Judge Jeffrey Frazier found probable cause exists to detain Garrett Rolfe for the slaying of Rayshard Brooks outside a Wendy’s fast food restaurant in Atlanta, court records show. Rolfe is white. Brooks was Black.
Disciplinary records released Friday by police show that Rolfe, who became an Atlanta police officer in September 2014, was cleared after investigations into several citizen complaints over the years but was once reprimanded for pointing a gun at a car during a chase.
Brooks’ killing rocked a city — and a nation — still reeling after the death of George Floyd at the hands of police in Minneapolis last month. Floyd’s death set off nationwide protests that have urged an extensive rethink of policing and an examination of racism in the United States.
Police were called to the Wendy’s on June 12 over complaints of a car blocking the drive-thru lane. An officer found Brooks asleep in the car.
Police body-camera video showed Brooks and officers having a relatively calm and respectful conversation for more than 40 minutes before things rapidly turned violent when officers tried to handcuff him and Brooks resisted.
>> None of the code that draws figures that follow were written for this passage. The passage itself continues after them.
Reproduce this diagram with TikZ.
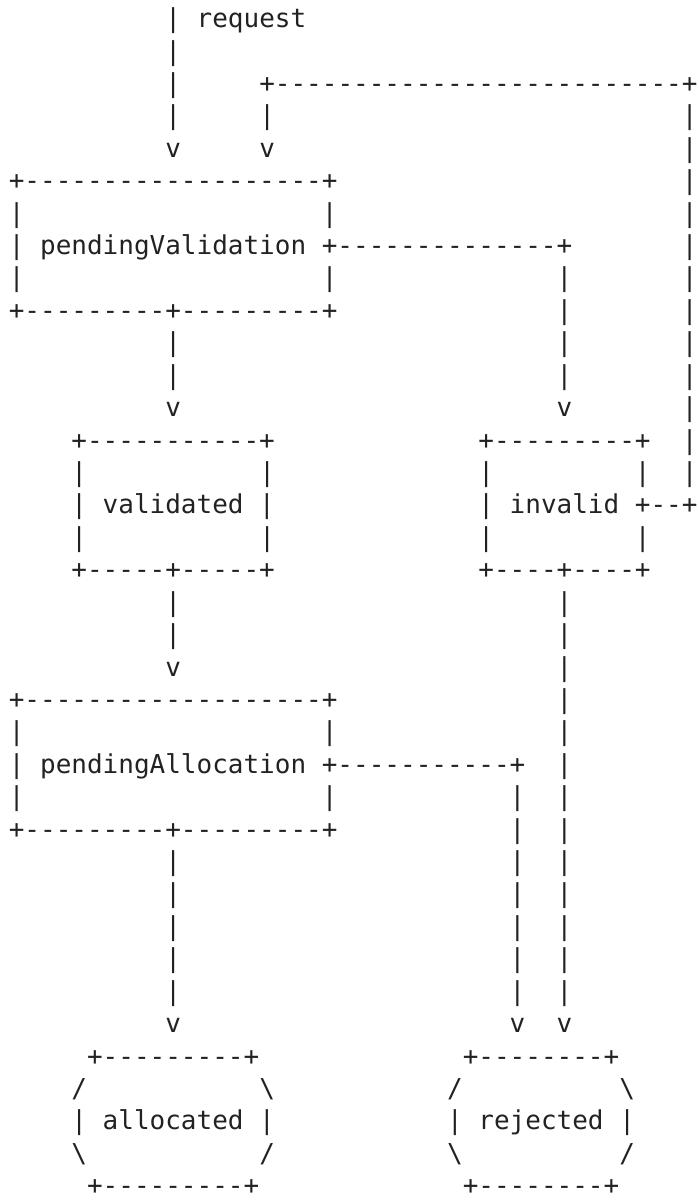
\documentclass[tikz,border=0pt]{standalone}
\usepackage{fontspec}
\setmonofont{DejaVu Sans Mono}
\usepackage{tikz}
\definecolor{ink}{HTML}{222222}
\tikzset{
  chr/.style={anchor=base west, inner sep=0pt, outer sep=0pt, text=ink,
              font=\ttfamily\fontsize{13pt}{16pt}\selectfont},
  chargrid/.style={x=7.827pt, y=-16.21pt, shift={(4.4pt,-13.8pt)}}
}
% column of bars: \vbar{col}{first row}{last row}
\newcommand\vbar[3]{\foreach \r in {#2,...,#3} \node[chr] (bar#1-\r) at (#1,\r) {|};}

\begin{document}
\begin{tikzpicture}
\useasboundingbox (0,0) rectangle (349.5pt,-600pt);
\begin{scope}[chargrid]
% request in, retry loop back from invalid
\node[chr] (req) at (10,0) {| request};
\vbar{10}{1}{3}
\node[chr] (in1) at (10,4) {v};
\node[chr] (loop) at (16,2) {+--------------------------+};
\node[chr] (loopdn) at (16,3) {|};
\node[chr] (in2) at (16,4) {v};
\vbar{43}{3}{14}

% pendingValidation
\node[chr] (pvtop) at (0,5) {+-------------------+};
\node[chr] (pvl1) at (0,6) {|}; \node[chr] (pvr1) at (20,6) {|};
\node[chr] (pv) at (0,7) {| pendingValidation +--------------+};
\node[chr] (pvl2) at (0,8) {|}; \node[chr] (pvr2) at (20,8) {|};
\node[chr] (pvbot) at (0,9) {+---------+---------+};
\vbar{35}{8}{11}
\vbar{10}{10}{11}
\node[chr] (toval) at (10,12) {v};
\node[chr] (toinv) at (35,12) {v};

% validated
\node[chr] (vatop) at (4,13) {+-----------+};
\node[chr] (val1) at (4,14) {|}; \node[chr] (var1) at (16,14) {|};
\node[chr] (va) at (4,15) {| validated |};
\node[chr] (val2) at (4,16) {|}; \node[chr] (var2) at (16,16) {|};
\node[chr] (vabot) at (4,17) {+-----+-----+};

% invalid
\node[chr] (ivtop) at (30,13) {+---------+};
\node[chr] (ivl1) at (30,14) {|}; \node[chr] (ivr1) at (40,14) {|};
\node[chr] (iv) at (30,15) {| invalid +--+};
\node[chr] (ivl2) at (30,16) {|}; \node[chr] (ivr2) at (40,16) {|};
\node[chr] (ivbot) at (30,17) {+----+----+};

\vbar{10}{18}{19}
\node[chr] (topa) at (10,20) {v};
\vbar{35}{18}{30}

% pendingAllocation
\node[chr] (patop) at (0,21) {+-------------------+};
\node[chr] (pal1) at (0,22) {|}; \node[chr] (par1) at (20,22) {|};
\node[chr] (pa) at (0,23) {| pendingAllocation +-----------+};
\node[chr] (pal2) at (0,24) {|}; \node[chr] (par2) at (20,24) {|};
\node[chr] (pabot) at (0,25) {+---------+---------+};
\vbar{32}{24}{30}
\vbar{10}{26}{30}
\node[chr] (toal) at (10,31) {v};
\node[chr] (torj1) at (32,31) {v};
\node[chr] (torj2) at (35,31) {v};

% final states
\node[chr] (altop) at (5,32) {+---------+};
\node[chr] (all1) at (4,33) {/}; \node[chr] (alr1) at (16,33) {\textbackslash};
\node[chr] (al) at (4,34) {| allocated |};
\node[chr] (all2) at (4,35) {\textbackslash}; \node[chr] (alr2) at (16,35) {/};
\node[chr] (albot) at (5,36) {+---------+};

\node[chr] (rjtop) at (29,32) {+--------+};
\node[chr] (rjl1) at (28,33) {/}; \node[chr] (rjr1) at (39,33) {\textbackslash};
\node[chr] (rj) at (28,34) {| rejected |};
\node[chr] (rjl2) at (28,35) {\textbackslash}; \node[chr] (rjr2) at (39,35) {/};
\node[chr] (rjbot) at (29,36) {+--------+};
\end{scope}
\end{tikzpicture}
\end{document}
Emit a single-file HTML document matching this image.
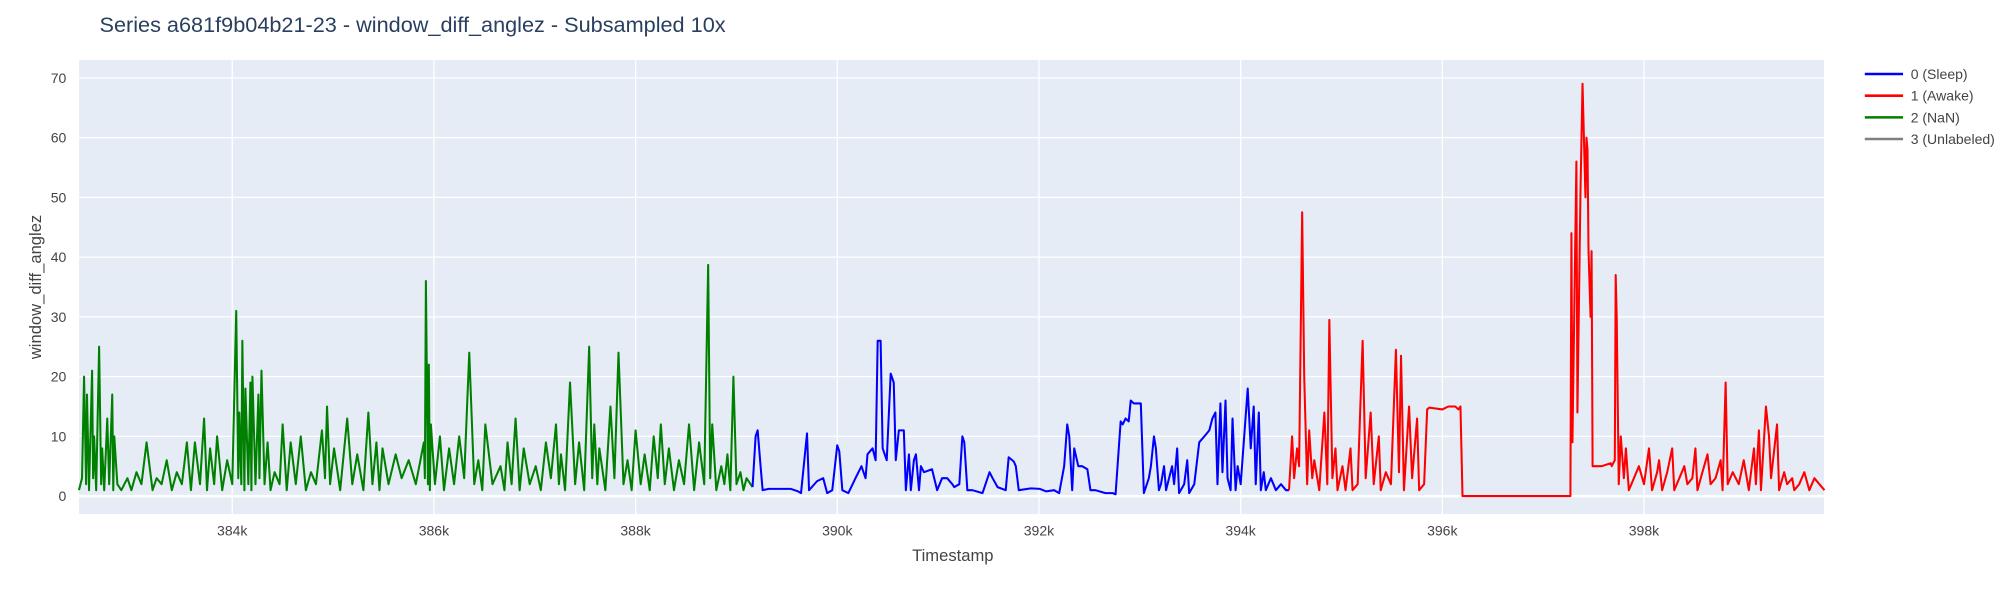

Brooks and the two officers wrestled, and then Brooks grabbed one of their stun guns and fired it in their direction as he ran through the parking lot.
An autopsy found that Brooks was shot twice in the back.
In announcing charges Wednesday, Fulton County District Attorney Paul Howard said Brooks wasn’t a deadly threat when he was shot and that Rolfe kicked him and offered no medical treatment for over two minutes as Brooks lay dying. Another officer, Devin Brosnan, who the prosecutor said stood on Brooks’ shoulder as he struggled for his life, was charged with aggravated assault and violation of his oath. Howard also said the pair failed to tell Brooks he was under arrest before trying to handcuff him.
Lawyers for both men have said their clients’ actions were justified.